C'est justement le fait qu'ils soient aussi visibles, et que le patron ait l'intention d'en envoyer 12.000 en tout afin de fournir le globe en internet à haut débit, qui fait souffler un vent de panique dans la communauté des astronomes depuis quelques jours.
Ils craignent que tous ces points brillants dans la nuit ne gâchent les observations de leurs télescopes, même si les points Starlink semblent devenir moins intenses au fur et à mesure que les satellites gagnent en altitude.
"S'il y en a 12.000 là-haut, cela veut dire que des centaines se trouveront au-dessus de l'horizon à tout instant", explique Jonathan McDowell, du centre d'astrophysique d'Harvard et Smithsonian.

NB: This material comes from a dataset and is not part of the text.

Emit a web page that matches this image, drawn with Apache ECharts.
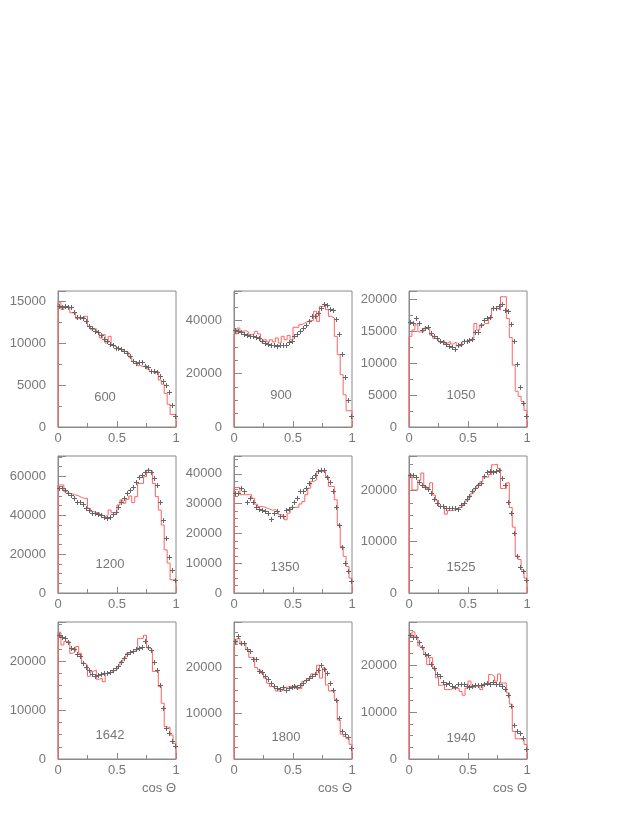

Or les télescopes ont souvent besoin d'une exposition longue, par exemple 15 minutes, dit-il à l'AFP. Si des dizaines ou des centaines de satellites passent dans le champ pendant cet intervalle, "l'image sera rayée de traits lumineux (...) au point qu'il sera difficile de voir les galaxies très faiblement visibles que vous cherchiez à observer".
Les satellites Starlink font environ 227 kilogrammes et étaient particulièrement brillants peu après leur lancement jeudi dernier, à environ 440 km d'altitude, car ils sont plats, et ont un grand panneau solaire reflétant la lumière. La brillance dépend de l'angle des panneaux, et de celle de l'orbite.
Un astronome néerlandais, Marco Langbroek, avait anticipé la trajectoire et a réussi à filmer vendredi le "train" bien droit des satellites, comme une armée extraterrestre. Depuis, chaque soir, des astronomes tentent d'observer la longue traîne, qui s'allonge et met plus de dix minutes à traverser le ciel (à Paris, prochain passage mercredi à 23H39, très bas dans le ciel, selon le site heavens-above.com).
Protéger le ciel nocturne
Les satellites sont en train de "monter" chacun vers leur orbite finale, à 550 km, ce qui devrait en théorie diviser par deux leur brillance finale, selon Jonathan McDowell.
"Nous étions très alarmés par la brillance des premiers jours, mais aujourd'hui on se rend compte qu'ils ne sont pas si lumineux", ajoute l'astrophysicien. "Nous en saurons plus dans les prochaines semaines et prochains mois, en fonction de l'orbite finale".
Mais si les futures méga-constellations étaient aussi brillantes que dans les premiers jours de Starlink, "dans moins de 20 ans, les gens verront plus de satellites que d'étoiles à l'oeil nu pendant une bonne partie de la nuit", s'alarme Bill Keel, astronome à l'université de l'Alabama.
Elon Musk a répondu sur Twitter avec un mélange de hauteur et de légèreté aux critiques.
"Starlink ne sera vu par personne sauf ceux qui regardent très précisément, et aura à peu près 0% d'impact sur les progrès de l'astronomie", a-t-il assuré. Il a argué que fournir internet à des "milliards de gens économiquement désavantagés" était un "bien supérieur".
Mais il a tout de même dit avoir demandé à ses équipes de réduire l'albédo (la part de lumière renvoyée par la surface des satellites) des prochains appareils.
"C'est bien, mais personne n'y avait réfléchi 60 secondes auparavant?", ironise Bill Keel.
Sans compter que les astronomes radio, qui "écoutent" des fréquences particulières au lieu d'utiliser des télescopes optiques, seront pollués aussi. Chaque satellite émet dans une bande de fréquences dédiées, et les astronomes ont leurs fréquences réservées. Mais les satellites débordent souvent, rappelle Bill Keel.
Il y a de l'ordre de 20.000 objets de plus de 10 cm de longueur en orbite terrestre aujourd'hui; la plupart sont des débris et des satellites et fusées usagés. Il y a environ 2.100 satellites actifs, selon la Satellite Industry Association.
Pour Bill Keel, l'industrie ne peut multiplier par dix ou plus le nombre de satellites en orbite sans anticiper la pollution potentielle.
"Ce n'est pas une question de protection de nos intérêts professionnels, il s'agit de protéger le ciel nocturne pour l'humanité", dit l'astronome à l'AFP.
Elon Musk a le temps de corriger le tir: Starlink nécessitera encore une douzaine de lancements avant de commencer à être opérationnelle.